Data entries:
┏━━
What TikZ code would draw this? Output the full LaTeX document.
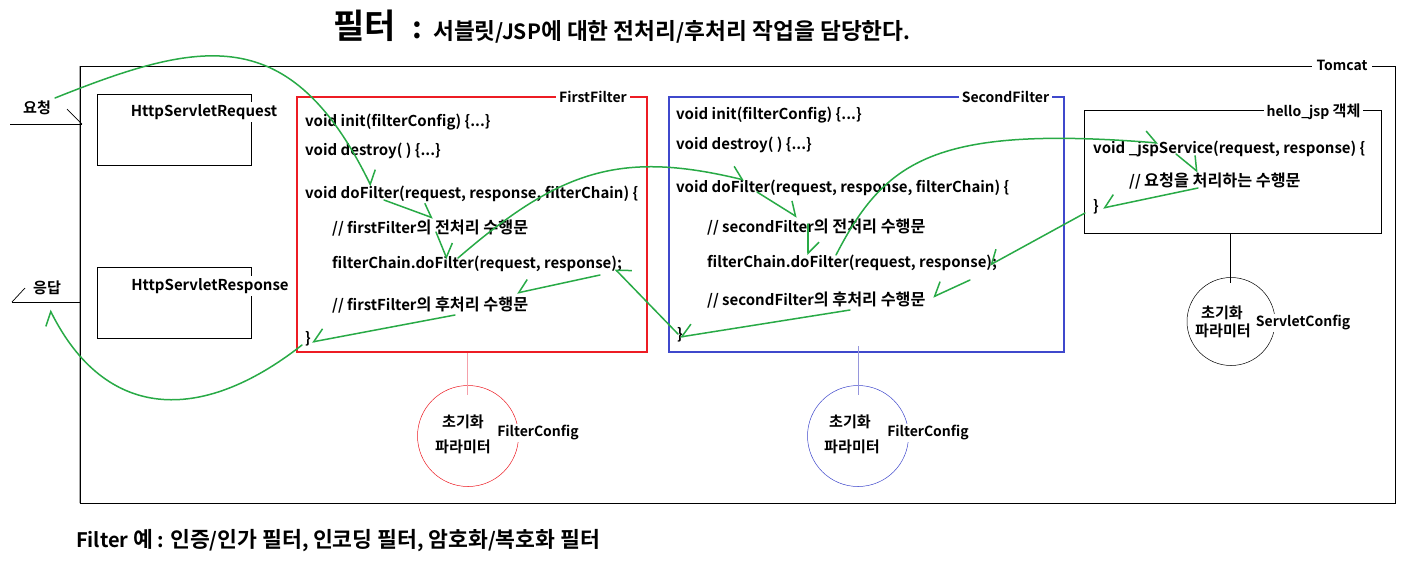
\documentclass[tikz,border=0pt]{standalone}
\usepackage{fontspec}
\setmainfont{Noto Sans CJK KR}[BoldFont={Noto Sans CJK KR Bold}]
\newfontfamily\krf{Noto Sans CJK KR}[BoldFont={Noto Sans CJK KR Bold},Scale=1.08]
\newcommand\K[1]{{\krf\bfseries #1}}
\usetikzlibrary{arrows.meta}
\definecolor{grn}{RGB}{40,170,70}
\definecolor{redbox}{RGB}{237,28,36}
\definecolor{bluebox}{RGB}{63,72,204}
\definecolor{pinkline}{RGB}{245,160,170}
\definecolor{lblue}{RGB}{150,150,220}
\definecolor{frgray}{RGB}{170,170,170}
\begin{document}
\begin{tikzpicture}[x=1pt,y=-1pt,
  font=\bfseries\fontsize{14}{16}\selectfont,
  code/.style={anchor=west, inner sep=0pt, font=\bfseries\fontsize{15}{18}\selectfont},
  lbl/.style={fill=white, inner sep=3pt},
  flow/.style={draw=grn, line width=1.5pt, line cap=round},
  hl/.style={flow, -{Straight Barb[left,length=11pt,width=22pt]}},
  hr/.style={flow, -{Straight Barb[right,length=11pt,width=22pt]}},
  sbox/.style={draw, line width=0.8pt, inner sep=0pt},
  cfg/.style={fill=white, inner sep=2pt},
]
\useasboundingbox (0,0) rectangle (1410,566);
\fill[white] (0,0) rectangle (1410,566);

% title
\node[inner sep=0pt, font=\bfseries\fontsize{34}{40}\selectfont] (t1) at (364.5,26) {필터};
\node[inner sep=0pt, font=\bfseries\fontsize{30}{34}\selectfont] (t2) at (417,30) {:};
\node[code, font=\bfseries\fontsize{21}{24}\selectfont] (t3) at (433,32) {\K{서블릿}/JSP\K{에 대한 전처리}/\K{후처리 작업을 담당한다}.};

% Tomcat frame
\node[draw, line width=0.8pt, minimum width=1315pt, minimum height=437pt, inner sep=0pt] (tc) at (737.5,284.5) {};
\draw[frgray, line width=1.6pt] (tc.north west) -- (tc.south west);
\draw[line width=1.4pt] (tc.south west) -- (tc.south east);
\node[lbl, inner sep=5pt] (tcl) at (1342,65) {Tomcat};

% request / response
\node[inner sep=0pt] (yo) at (37,108) {\K{요청}};
\coordinate (yoA) at (10,124);
\coordinate (yoB) at (82,124);
\coordinate (yoC) at (67,109);
\draw[line width=0.7pt] (yoA) -- (yoB);
\draw[line width=0.7pt] (yoC) -- (yoB);
\node[inner sep=0pt] (ed) at (47,288) {\K{응답}};
\coordinate (edA) at (12,302);
\coordinate (edB) at (80,302);
\coordinate (edC) at (25,288);
\draw[line width=0.7pt] (edA) -- (edB);
\draw[line width=0.7pt] (edA) -- (edC);

\node[sbox, minimum width=154pt, minimum height=71pt] (req) at (174,129.5) {};
\node[fill=white, inner sep=2pt, font=\bfseries\fontsize{15}{18}\selectfont] (reqt) at (204,112) {HttpServletRequest};
\node[sbox, minimum width=154pt, minimum height=71pt] (res) at (174,302.5) {};
\node[fill=white, inner sep=2pt, font=\bfseries\fontsize{15}{18}\selectfont] (rest) at (210,286) {HttpServletResponse};

% FirstFilter
\node[draw=redbox, line width=1.6pt, minimum width=350pt, minimum height=255pt, inner sep=0pt] (f1) at (472,224.5) {};
\node[lbl] (f1l) at (593,97) {FirstFilter};
\node[code] (f1a) at (305,122) {void init(filterConfig) \{...\}};
\node[code] (f1b) at (305,151) {void destroy( ) \{...\}};
\node[code] (f1c) at (305,194) {void doFilter(request, response, filterChain) \{};
\node[code] (f1d) at (332,228) {// firstFilter\K{의 전처리 수행문}};
\node[code] (f1e) at (332,264) {filterChain.doFilter(request, response);};
\node[code] (f1f) at (332,305) {// firstFilter\K{의 후처리 수행문}};
\node[code] (f1g) at (305,339) {\}};

% SecondFilter
\node[draw=bluebox, line width=1.6pt, minimum width=395pt, minimum height=255pt, inner sep=0pt] (f2) at (866.5,224.5) {};
\node[lbl] (f2l) at (1005.5,97) {SecondFilter};
\node[code] (f2a) at (676,115) {void init(filterConfig) \{...\}};
\node[code] (f2b) at (676,145) {void destroy( ) \{...\}};
\node[code] (f2c) at (676,188) {void doFilter(request, response, filterChain) \{};
\node[code] (f2d) at (707,227) {// secondFilter\K{의 전처리 수행문}};
\node[code] (f2e) at (707,263) {filterChain.doFilter(request, response);};
\node[code] (f2f) at (707,300) {// secondFilter\K{의 후처리 수행문}};
\node[code] (f2g) at (677,335) {\}};

% hello_jsp
\node[draw, line width=0.8pt, minimum width=297pt, minimum height=123pt, inner sep=0pt] (hj) at (1232.5,171.5) {};
\node[lbl] (hjl) at (1313.5,112) {hello\_jsp \K{객체}};
\node[code] (hja) at (1093,149) {void \_jspService(request, response) \{};
\node[code] (hjb) at (1129,181) {// \K{요청을 처리하는 수행문}};
\node[code] (hjc) at (1093,207) {\}};

% config circles
\node[draw=redbox, line width=0.5pt, circle, minimum size=101pt, inner sep=0pt] (c1) at (468,436) {};
\draw[pinkline, line width=1pt] (f1.south -| 467,0) -- (467,395);
\node[inner sep=0pt] (c1a) at (463,422) {\K{초기화}};
\node[inner sep=0pt] (c1b) at (463,447) {\K{파라미터}};
\node[cfg] (c1c) at (538,433) {FilterConfig};

\node[draw=bluebox, line width=0.5pt, circle, minimum size=101pt, inner sep=0pt] (c2) at (858,436) {};
\draw[lblue, line width=1pt] (858,346) -- (858,395);
\node[inner sep=0pt] (c2a) at (850,422) {\K{초기화}};
\node[inner sep=0pt] (c2b) at (852,447) {\K{파라미터}};
\node[cfg] (c2c) at (928,433) {FilterConfig};

\node[draw, line width=0.5pt, circle, minimum size=88pt, inner sep=0pt] (c3) at (1231,321.5) {};
\draw[line width=0.6pt] (hj.south -| 1230,0) -- (1230,283);
\node[inner sep=0pt] (c3a) at (1222,313) {\K{초기화}};
\node[inner sep=0pt] (c3b) at (1223,331) {\K{파라미터}};
\node[cfg] (c3c) at (1303,323) {ServletConfig};

% flow arrows
\coordinate (p1s) at (55,98);   \coordinate (p1e) at (371,186);
\coordinate (p2s) at (384,200); \coordinate (p2e) at (433,218);
\coordinate (p3s) at (436,232); \coordinate (p3e) at (447,259);
\coordinate (p4s) at (458,258); \coordinate (p4e) at (744,180);
\coordinate (p5s) at (757,192); \coordinate (p5e) at (797,217);
\coordinate (p6s) at (808,224); \coordinate (p6e) at (808,255);
\coordinate (p7s) at (836,255); \coordinate (p7e) at (1158,143);
\coordinate (p8s) at (1176,154); \coordinate (p8e) at (1198,172);
\coordinate (p9s) at (1198,188); \coordinate (p9e) at (1103,208);
\coordinate (p10s) at (1085,213); \coordinate (p10e) at (990,265);
\coordinate (p11s) at (970,280); \coordinate (p11e) at (933,297);
\coordinate (p12s) at (850,310); \coordinate (p12e) at (680,337);
\coordinate (p13s) at (678,334); \coordinate (p13e) at (615,269);
\coordinate (p14s) at (600,275); \coordinate (p14e) at (517,293);
\coordinate (p15s) at (455,315); \coordinate (p15e) at (312,342);
\coordinate (p16s) at (302,345); \coordinate (p16e) at (50,310);

\draw[hl] (p1s) .. controls (200,40) and (290,20) .. (p1e);
\draw[hl] (p2s) -- (p2e);
\draw[hl] (p3s) -- (p3e);
\draw[hl] (p4s) .. controls (560,170) and (620,150) .. (p4e);
\draw[hl] (p5s) -- (p5e);
\draw[hl] (p6s) -- (p6e);
\draw[hl] (p7s) .. controls (885,160) and (935,125) .. (p7e);
\draw[hl] (p8s) -- (p8e);
\draw[hr] (p9s) -- (p9e);
\draw[hr] (p10s) -- (p10e);
\draw[hr] (p11s) -- (p11e);
\draw[hr] (p12s) -- (p12e);
\draw[hr] (p13s) -- (p13e);
\draw[hr] (p14s) -- (p14e);
\draw[hr] (p15s) -- (p15e);
\draw[hl] (p16s) .. controls (200,425) and (105,420) .. (p16e);

% bottom note
\node[code, font=\bfseries\fontsize{20}{22}\selectfont] (note) at (76,541) {Filter \K{예} : \K{인증}/\K{인가 필터}, \K{인코딩 필터}, \K{암호화}/\K{복호화 필터}};
\end{tikzpicture}
\end{document}
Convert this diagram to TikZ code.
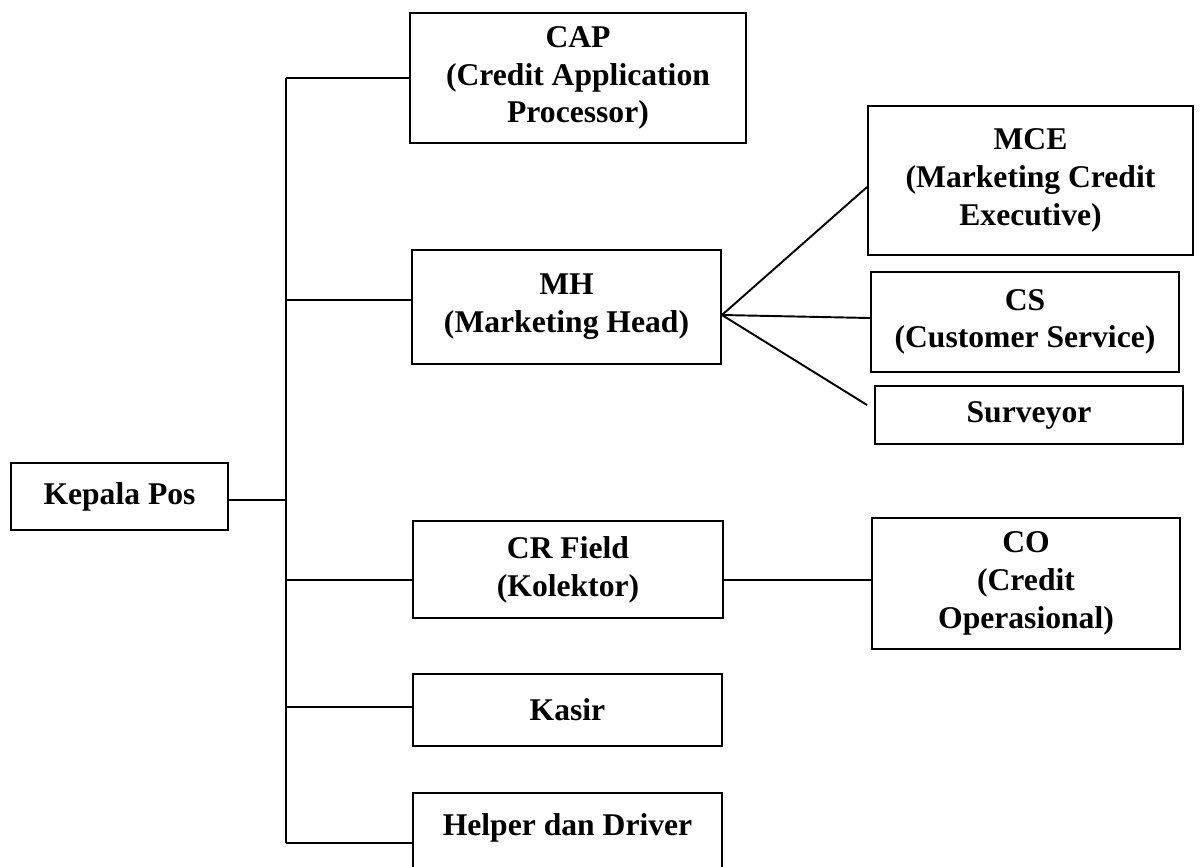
\documentclass[tikz,border=0pt]{standalone}
\usepackage{fontspec}
\setmainfont{Liberation Serif}
\usepackage{tikz}
\usetikzlibrary{positioning}

\tikzset{
  jabatan/.style={rectangle, draw, line width=1.1pt, inner sep=0pt, align=center,
    font=\bfseries\fontsize{18}{21.5}\selectfont},
  garis/.style={line width=1.1pt}
}

\begin{document}
\begin{tikzpicture}[x=0.02cm, y=-0.02cm]

\clip (0,0) rectangle (1200,866);

% --- Kepala Pos ---
\node[jabatan, minimum width=4.34cm, minimum height=1.34cm] (kepala) at (119.5,496.5) {Kepala Pos};

% --- bawahan langsung ---
\node[jabatan, minimum width=6.72cm, minimum height=2.6cm] (cap) at (578,78)
{CAP\\(Credit Application\\Processor)};
\node[jabatan, minimum width=6.18cm, minimum height=2.28cm] (mh) at (566.5,307)
{MH\\(Marketing Head)};
\node[jabatan, minimum width=6.2cm, minimum height=1.94cm] (crf) at (568,569.5)
{CR Field\\(Kolektor)};
\node[jabatan, minimum width=6.18cm, minimum height=1.44cm] (kasir) at (567.5,710) {Kasir};
\node[jabatan, minimum width=6.18cm, minimum height=2cm] (helper) at (567.5,843)
{Helper dan Driver\\\mbox{}};

% --- bawahan MH ---
\node[jabatan, minimum width=6.5cm, minimum height=2.98cm] (mce) at (1030.5,180.5)
{MCE\\(Marketing Credit\\Executive)};
\node[jabatan, minimum width=6.16cm, minimum height=2cm] (cs) at (1025,322)
{CS\\(Customer Service)};
\node[jabatan, minimum width=6.16cm, minimum height=1.16cm] (surv) at (1029,415) {Surveyor};

% --- bawahan CR Field ---
\node[jabatan, minimum width=6.16cm, minimum height=2.62cm] (co) at (1026,583.5)
{CO\\(Credit\\Operasional)};

% --- Garis ---
\coordinate (atas) at (286,78);
\coordinate (bawah) at (286,843);
\draw[garis] (atas) -- (bawah);

\draw[garis] ([yshift=-0.07cm]kepala.east) -- ([yshift=-0.07cm]kepala.east -| atas);
\draw[garis] (atas) -- (cap.west);
\draw[garis] ([yshift=0.14cm]mh.west) -- ([yshift=0.14cm]mh.west -| atas);
\draw[garis] ([yshift=-0.21cm]crf.west) -- ([yshift=-0.21cm]crf.west -| atas);
\draw[garis] ([yshift=0.06cm]kasir.west) -- ([yshift=0.06cm]kasir.west -| atas);
\draw[garis] (bawah) -- (helper.west);

\coordinate (hub) at ([yshift=-0.16cm]mh.east);
\draw[garis] (hub) -- ([yshift=-0.13cm]mce.west);
\draw[garis] (hub) -- ([yshift=0.08cm]cs.west);
\draw[garis] (hub) -- ([xshift=-0.14cm, yshift=0.2cm]surv.west);

\draw[garis] ([yshift=-0.21cm]crf.east) -- ([yshift=-0.21cm]crf.east -| co.west);

\end{tikzpicture}
\end{document}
┗━━
Instructions to follow:
What lines above run from the one with "Convert this diagram to TikZ code." to the one with "minimum width=4.34cm, minimum"? Give them again exactly, ends included, and leave the pictures out.

Correct result:
Convert this diagram to TikZ code.
\documentclass[tikz,border=0pt]{standalone}
\usepackage{fontspec}
\setmainfont{Liberation Serif}
\usepackage{tikz}
\usetikzlibrary{positioning}

\tikzset{
  jabatan/.style={rectangle, draw, line width=1.1pt, inner sep=0pt, align=center,
    font=\bfseries\fontsize{18}{21.5}\selectfont},
  garis/.style={line width=1.1pt}
}

\begin{document}
\begin{tikzpicture}[x=0.02cm, y=-0.02cm]

\clip (0,0) rectangle (1200,866);

% --- Kepala Pos ---
\node[jabatan, minimum width=4.34cm, minimum height=1.34cm] (kepala) at (119.5,496.5) {Kepala Pos};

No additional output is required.